Manuel Rocha Medal Recipient Wave interaction with underground openings in fractured rock

Abstract

The objective of this work is to lead to improved models of seismic wave propagation around underground openings by studying the interaction of the waves with the fractured rock surrounding these openings. It demonstrates that seismic models can help in stability problems such as rockbursting in deep-level mining, or in the interpretation of micro-fracturing at waste storage sites. A significant emphasis is placed on comparing the models with observations from controlled experiments. These comparisons demonstrate that the wave propagation can be reliably and accurately modelled, and in so doing it motivates their application to the larger rock engineering problems. Seismic wave models are first applied to laboratory experiments on multiple fractures. Simulation through multiple displacement discontinuities yields strikingly similar waveforms to the experiments, while also identifying the need to build stress dependence into the fracture models, such as stress dependent fracture stiffness.

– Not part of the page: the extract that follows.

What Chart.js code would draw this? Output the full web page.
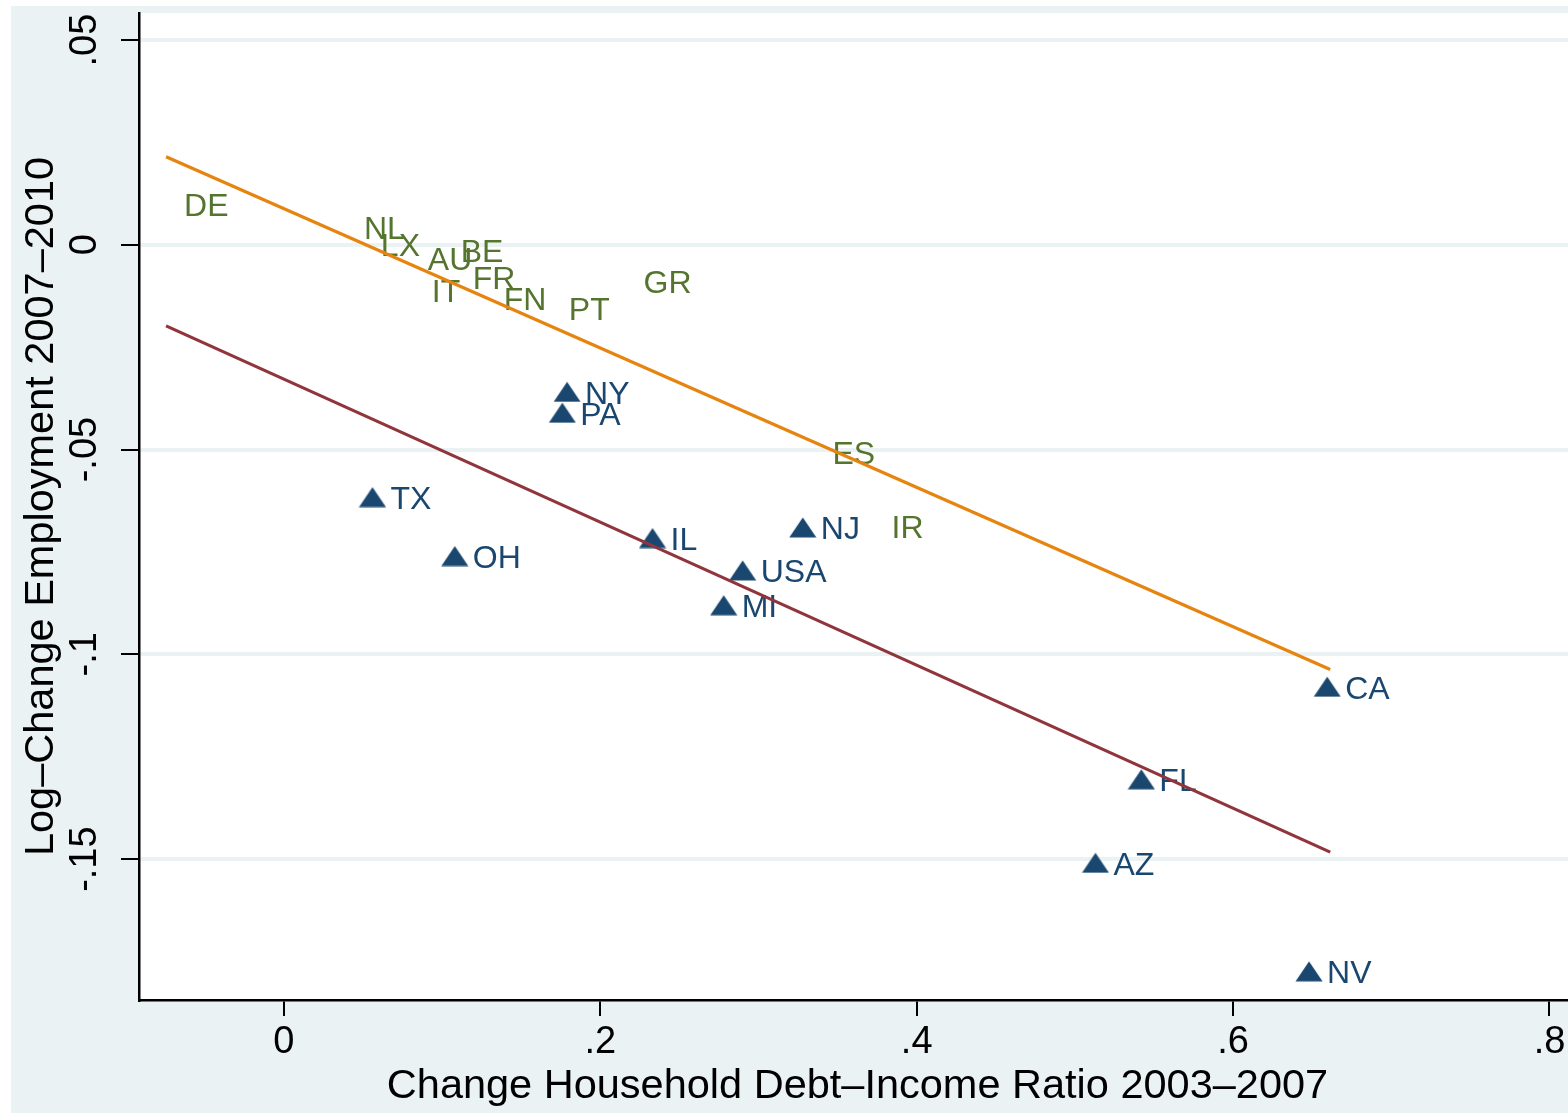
<!DOCTYPE html>
<html>
<head>
<meta charset="utf-8">
<script src="https://cdn.jsdelivr.net/npm/chart.js@4.4.1/dist/chart.umd.min.js"></script>
<style>
  html, body { margin: 0; padding: 0; background: #fff; overflow: hidden; }
  #wrap { width: 1568px; height: 1115px; }
</style>
</head>
<body>
<div id="wrap"><canvas id="chart" width="1568" height="1115"></canvas></div>
<script>
// US states (triangles)
const stateCodes = ['NY', 'PA', 'TX', 'OH', 'IL', 'NJ', 'USA', 'MI', 'CA', 'FL', 'AZ', 'NV'];
const stateDebt = [0.179, 0.176, 0.056, 0.108, 0.233, 0.328, 0.290, 0.278, 0.6595, 0.542, 0.513, 0.648];
const stateEmp = [-0.0359, -0.0410, -0.0616, -0.0760, -0.0716, -0.0690, -0.0795, -0.0880, -0.1079, -0.1305, -0.1509, -0.1774];

// Countries (labels only)
const countryCodes = ['DE', 'NL', 'LX', 'AU', 'BE', 'FR', 'IT', 'FN', 'PT', 'GR', 'ES', 'IR'];
const countryDebt = [-0.0745, 0.0392, 0.0499, 0.0796, 0.1004, 0.1080, 0.0821, 0.1276, 0.1687, 0.2160, 0.3354, 0.3727];
const countryEmp = [0.0098, 0.0042, 0.0001, -0.0033, -0.0012, -0.0080, -0.0112, -0.0130, -0.0154, -0.0089, -0.0507, -0.0687];

// Fitted lines
const fitX = [-0.0745, 0.6614];
const countryFitY = [0.0215, -0.1037];
const stateFitY = [-0.0198, -0.1483];

// Axes
const xTicks = [0, 0.2, 0.4, 0.6, 0.8];
const xTickLabels = ['0', '.2', '.4', '.6', '.8'];
const yTicks = [0.05, 0, -0.05, -0.1, -0.15];
const yTickLabels = ['.05', '0', '-.05', '-.1', '-.15'];
const xTitle = 'Change Household Debt–Income Ratio 2003–2007';
const yTitle = 'Log–Change Employment 2007–2010';

const FONT = '"Liberation Sans", Arial, Helvetica, sans-serif';
const NAVY = '#1a476f';
const GREEN = '#55752f';
const BG = '#eaf2f3';

function toPoints(xs, ys) {
    return xs.map((x, i) => ({ x: x, y: ys[i] }));
}

// Stata-like flat triangle marker
function makeTriangle() {
    const c = document.createElement('canvas');
    c.width = 28;
    c.height = 21;
    const g = c.getContext('2d');
    g.fillStyle = NAVY;
    g.beginPath();
    g.moveTo(0.5, 20.5);
    g.lineTo(27.5, 20.5);
    g.lineTo(14, 0.5);
    g.closePath();
    g.fill();
    return c;
}

const backgroundPlugin = {
    id: 'background',
    beforeDraw(chart) {
        const ctx = chart.ctx;
        const a = chart.chartArea;
        ctx.save();
        ctx.fillStyle = '#ffffff';
        ctx.fillRect(0, 0, chart.width, chart.height);
        ctx.fillStyle = BG;
        ctx.fillRect(11, 6, chart.width - 11, chart.height - 8);
        ctx.fillStyle = '#ffffff';
        ctx.fillRect(a.left, a.top, a.right - a.left, a.bottom - a.top);
        ctx.restore();
    }
};

// marker labels drawn under the fit lines
const markerLabelPlugin = {
    id: 'markerLabels',
    beforeDatasetsDraw(chart) {
        const ctx = chart.ctx;
        ctx.save();
        ctx.font = '32px ' + FONT;
        ctx.textAlign = 'left';
        ctx.textBaseline = 'middle';
        chart.data.datasets.forEach((ds, di) => {
            if (!ds.labels) return;
            const meta = chart.getDatasetMeta(di);
            ctx.fillStyle = ds.labelColor;
            meta.data.forEach((pt, i) => {
                ctx.fillText(ds.labels[i], pt.x + 18, pt.y + 3);
            });
        });
        ctx.restore();
    }
};

const axisTextPlugin = {
    id: 'axisText',
    afterDraw(chart) {
        const ctx = chart.ctx;
        const xs = chart.scales.x;
        const ys = chart.scales.y;
        const a = chart.chartArea;
        ctx.save();
        ctx.fillStyle = '#000';
        ctx.textAlign = 'center';
        ctx.textBaseline = 'middle';

        ctx.font = '38px ' + FONT;
        xTicks.forEach((v, i) => {
            ctx.fillText(xTickLabels[i], xs.getPixelForValue(v), a.bottom + 43);
        });
        yTicks.forEach((v, i) => {
            ctx.save();
            ctx.translate(86, ys.getPixelForValue(v));
            ctx.rotate(-Math.PI / 2);
            ctx.fillText(yTickLabels[i], 0, 0);
            ctx.restore();
        });

        ctx.font = '41.5px ' + FONT;
        ctx.fillText(xTitle, (a.left + a.right) / 2 + 4, a.bottom + 87);
        ctx.save();
        ctx.translate(42, (a.top + a.bottom) / 2);
        ctx.rotate(-Math.PI / 2);
        ctx.fillText(yTitle, 0, 0);
        ctx.restore();
        ctx.restore();
    }
};

const ctx = document.getElementById('chart').getContext('2d');
new Chart(ctx, {
    type: 'scatter',
    data: {
        datasets: [
            {
                type: 'line',
                data: toPoints(fitX, countryFitY),
                borderColor: '#e6840f',
                borderWidth: 3.2,
                pointRadius: 0,
                fill: false
            },
            {
                type: 'line',
                data: toPoints(fitX, stateFitY),
                borderColor: '#90353b',
                borderWidth: 3.2,
                pointRadius: 0,
                fill: false
            },
            {
                data: toPoints(stateDebt, stateEmp),
                pointStyle: makeTriangle(),
                pointRadius: 10,
                labels: stateCodes,
                labelColor: NAVY
            },
            {
                data: toPoints(countryDebt, countryEmp),
                pointRadius: 0,
                labels: countryCodes,
                labelColor: GREEN
            }
        ]
    },
    options: {
        responsive: false,
        animation: false,
        devicePixelRatio: 1,
        events: [],
        layout: { autoPadding: false, padding: { top: 13, left: 0, right: 0, bottom: 0 } },
        plugins: {
            legend: { display: false },
            tooltip: { enabled: false }
        },
        scales: {
            x: {
                type: 'linear',
                min: -0.0916,
                max: 0.8117,
                afterBuildTicks: s => { s.ticks = xTicks.map(v => ({ value: v })); },
                afterFit: s => { s.height = 115; s.paddingLeft = 0; s.paddingRight = 0; },
                ticks: { display: false },
                grid: {
                    display: true,
                    drawOnChartArea: false,
                    color: '#000',
                    lineWidth: 2,
                    tickLength: 16
                },
                border: { display: true, color: '#000', width: 2.5 }
            },
            y: {
                type: 'linear',
                min: -0.1844,
                max: 0.0566,
                afterBuildTicks: s => { s.ticks = yTicks.map(v => ({ value: v })); },
                afterFit: s => { s.width = 139; s.paddingTop = 0; s.paddingBottom = 0; },
                ticks: { display: false },
                grid: {
                    display: true,
                    color: BG,
                    lineWidth: 4,
                    tickColor: '#000',
                    tickWidth: 2,
                    tickLength: 18
                },
                border: { display: true, color: '#000', width: 2.5 }
            }
        }
    },
    plugins: [backgroundPlugin, markerLabelPlugin, axisTextPlugin]
});
</script>
</body>
</html>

The wave-fracture modelling is extended to in situ fractures in rock at the surface of a deep tunnel, using data collected during an acoustic emission experiment at the URL Mine-by tunnel. Waveforms from the velocity scans are compared against those from elastic models and various models of fracture, such as random assemblies of small open fractures (cracks) and larger fractures with fracture stiffness. Results indicate that it is possible to account for the wave-speeds and amplitudes using models with fractures. A generic method is then proposed for calculating the frequency variation of wave-speed and amplitude for any collection of cracks. The models of fracture are then applied to the rockburst problem, to investigate how the excavation affects the amplitude and the distribution of ground motion. The results provide important insights into the causes of the apparent amplification observed by researchers in this field. The thesis also covers the theory of the models used, including novel numerical work on dispersion and new grid schemes. The full detail of the work cannot be covered in this paper which instead seeks to summarize the main achievements.